One could object that while these difficulties are apparent over very different climates, that there is much more continuity when in more similar climates, as are the Celts and the Norse. If we assume for the moment that this is the case, then a grove could alternate Celtic and Norse holidays without losing religious continuity. While this may be more difficult than one or the other, since it involves learning about more gods and developing relationships with them, since when does that kind of challenge make for bad religion? The extra effort and energy may make religion more difficult at first, but as the relationships are developed, the better an understanding one has of the gods and his relationship with them. One who learns two languages understands his first better than the one who speaks only his native tongue.

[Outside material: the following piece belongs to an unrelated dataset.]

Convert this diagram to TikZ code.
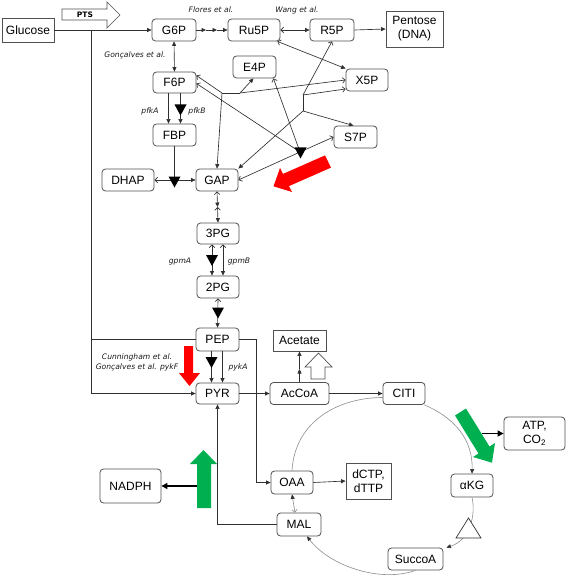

But, even if the pantheons of similar climates are ‘the same,’ that isn’t sufficient for a pan-Indo-European religion. In attempting to define us as a single religion, in my opinion, we lose too much of what makes religion valuable. Others may disagree that the objections we raised aren’t significant enough: that, for example, our cycles should be made to fit whatever climate we live in, regardless of the culture, and this ‘rotating’ of the wheel is not problematic. The stakes are high in this question, for if most agree with me, then ADF is not a single religion, but an umbrella of similar religions. Where do we go from there? What is our common interest which unites us under this umbrella?